— begin —

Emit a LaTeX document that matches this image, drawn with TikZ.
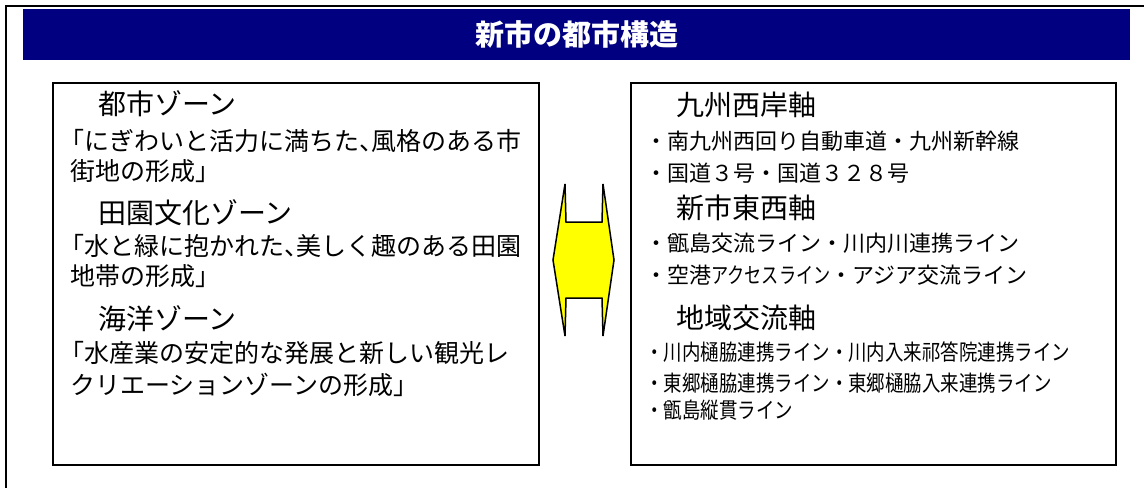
\documentclass[tikz,border=0pt]{standalone}
\usepackage{fontspec}
\newfontfamily\jp{Noto Sans CJK JP}
\definecolor{navybar}{RGB}{0,0,128}
\definecolor{arrowyellow}{RGB}{255,255,0}
\tikzset{
  panel/.style={draw=black, line width=1.6pt, inner sep=0pt, anchor=north west,
                minimum width=#1, minimum height=382pt},
  zone/.style={anchor=west, inner sep=0pt, font=\jp\fontsize{28}{28}\selectfont},
  desc/.style={anchor=west, inner sep=0pt, font=\jp\fontsize{25}{25}\selectfont},
  item/.style={anchor=west, inner sep=0pt, font=\jp\fontsize{22}{22}\selectfont},
}
\newcommand{\nrw}[1]{\scalebox{0.84}[1]{#1}}
\newcommand{\nrwb}[1]{\scalebox{0.78}[1]{#1}}
\newcommand{\hcomma}{\makebox[0.5em][l]{、}}
\begin{document}
\begin{tikzpicture}[x=1pt,y=-1pt]
\useasboundingbox (0,0) rectangle (1144,488);
% outer frame (cropped)
\draw[line width=1.8pt] (1144,6) -- (6,6) -- (6,488);
% title bar
\node[fill=navybar, anchor=north west, inner sep=0pt, minimum width=1107pt, minimum height=51pt,
      text=white, font=\jp\bfseries\fontsize{29}{29}\selectfont] (title) at (23,9) {新市の都市構造};
% panels
\node[panel=486pt] (left) at (52,82) {};
\node[panel=485pt] (right) at (630,82) {};
% double arrow
\draw[fill=arrowyellow, line width=1.5pt, line join=miter]
  (565,184) -- (566,222) -- (602,222) -- (603,184) -- (614,260) -- (603,336)
  -- (602,298) -- (566,298) -- (565,336) -- (553,260) -- cycle;
% left texts
\node[zone] (z1) at (98,104) {都市ゾーン};
\node[desc] (d1a) at (59,141) {「にぎわいと活力に満ちた\hcomma 風格のある市};
\node[desc] (d1b) at (70,171) {街地の形成」};
\node[zone] (z2) at (98,213) {田園文化ゾーン};
\node[desc] (d2a) at (59,246) {「水と緑に抱かれた\hcomma 美しく趣のある田園};
\node[desc] (d2b) at (70,276) {地帯の形成」};
\node[zone] (z3) at (98,319) {海洋ゾーン};
\node[desc] (d3a) at (59,353) {「水産業の安定的な発展と新しい観光レ};
\node[desc] (d3b) at (70,385) {クリエーションゾーンの形成」};
% right texts
\node[zone] (a1) at (676,105) {九州西岸軸};
\node[item] (a1a) at (645,141) {・南九州西回り自動車道・九州新幹線};
\node[item] (a1b) at (645,173) {・国道３号・国道３２８号};
\node[zone] (a2) at (676,208) {新市東西軸};
\node[item] (a2a) at (645,243) {・甑島交流ライン・川内川連携ライン};
\node[item] (a2b) at (645,275) {・空港\nrwb{アクセスライン}・アジア交流ライン};
\node[zone] (a3) at (676,318) {地域交流軸};
\node[item] (a3a) at (645,352) {\nrw{・川内樋脇連携ライン・川内入来祁答院連携ライン}};
\node[item] (a3b) at (645,383) {\nrw{・東郷樋脇連携ライン・東郷樋脇入来連携ライン}};
\node[item] (a3c) at (645,410) {\nrw{・甑島縦貫ライン}};
\end{tikzpicture}
\end{document}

— end —

AIM: Repeat the material above verbatim, with no pictures in the output.

SOLUTION TO THIS PROBLEM:
Emit a LaTeX document that matches this image, drawn with TikZ.
\documentclass[tikz,border=0pt]{standalone}
\usepackage{fontspec}
\newfontfamily\jp{Noto Sans CJK JP}
\definecolor{navybar}{RGB}{0,0,128}
\definecolor{arrowyellow}{RGB}{255,255,0}
\tikzset{
  panel/.style={draw=black, line width=1.6pt, inner sep=0pt, anchor=north west,
                minimum width=#1, minimum height=382pt},
  zone/.style={anchor=west, inner sep=0pt, font=\jp\fontsize{28}{28}\selectfont},
  desc/.style={anchor=west, inner sep=0pt, font=\jp\fontsize{25}{25}\selectfont},
  item/.style={anchor=west, inner sep=0pt, font=\jp\fontsize{22}{22}\selectfont},
}
\newcommand{\nrw}[1]{\scalebox{0.84}[1]{#1}}
\newcommand{\nrwb}[1]{\scalebox{0.78}[1]{#1}}
\newcommand{\hcomma}{\makebox[0.5em][l]{、}}
\begin{document}
\begin{tikzpicture}[x=1pt,y=-1pt]
\useasboundingbox (0,0) rectangle (1144,488);
% outer frame (cropped)
\draw[line width=1.8pt] (1144,6) -- (6,6) -- (6,488);
% title bar
\node[fill=navybar, anchor=north west, inner sep=0pt, minimum width=1107pt, minimum height=51pt,
      text=white, font=\jp\bfseries\fontsize{29}{29}\selectfont] (title) at (23,9) {新市の都市構造};
% panels
\node[panel=486pt] (left) at (52,82) {};
\node[panel=485pt] (right) at (630,82) {};
% double arrow
\draw[fill=arrowyellow, line width=1.5pt, line join=miter]
  (565,184) -- (566,222) -- (602,222) -- (603,184) -- (614,260) -- (603,336)
  -- (602,298) -- (566,298) -- (565,336) -- (553,260) -- cycle;
% left texts
\node[zone] (z1) at (98,104) {都市ゾーン};
\node[desc] (d1a) at (59,141) {「にぎわいと活力に満ちた\hcomma 風格のある市};
\node[desc] (d1b) at (70,171) {街地の形成」};
\node[zone] (z2) at (98,213) {田園文化ゾーン};
\node[desc] (d2a) at (59,246) {「水と緑に抱かれた\hcomma 美しく趣のある田園};
\node[desc] (d2b) at (70,276) {地帯の形成」};
\node[zone] (z3) at (98,319) {海洋ゾーン};
\node[desc] (d3a) at (59,353) {「水産業の安定的な発展と新しい観光レ};
\node[desc] (d3b) at (70,385) {クリエーションゾーンの形成」};
% right texts
\node[zone] (a1) at (676,105) {九州西岸軸};
\node[item] (a1a) at (645,141) {・南九州西回り自動車道・九州新幹線};
\node[item] (a1b) at (645,173) {・国道３号・国道３２８号};
\node[zone] (a2) at (676,208) {新市東西軸};
\node[item] (a2a) at (645,243) {・甑島交流ライン・川内川連携ライン};
\node[item] (a2b) at (645,275) {・空港\nrwb{アクセスライン}・アジア交流ライン};
\node[zone] (a3) at (676,318) {地域交流軸};
\node[item] (a3a) at (645,352) {\nrw{・川内樋脇連携ライン・川内入来祁答院連携ライン}};
\node[item] (a3b) at (645,383) {\nrw{・東郷樋脇連携ライン・東郷樋脇入来連携ライン}};
\node[item] (a3c) at (645,410) {\nrw{・甑島縦貫ライン}};
\end{tikzpicture}
\end{document}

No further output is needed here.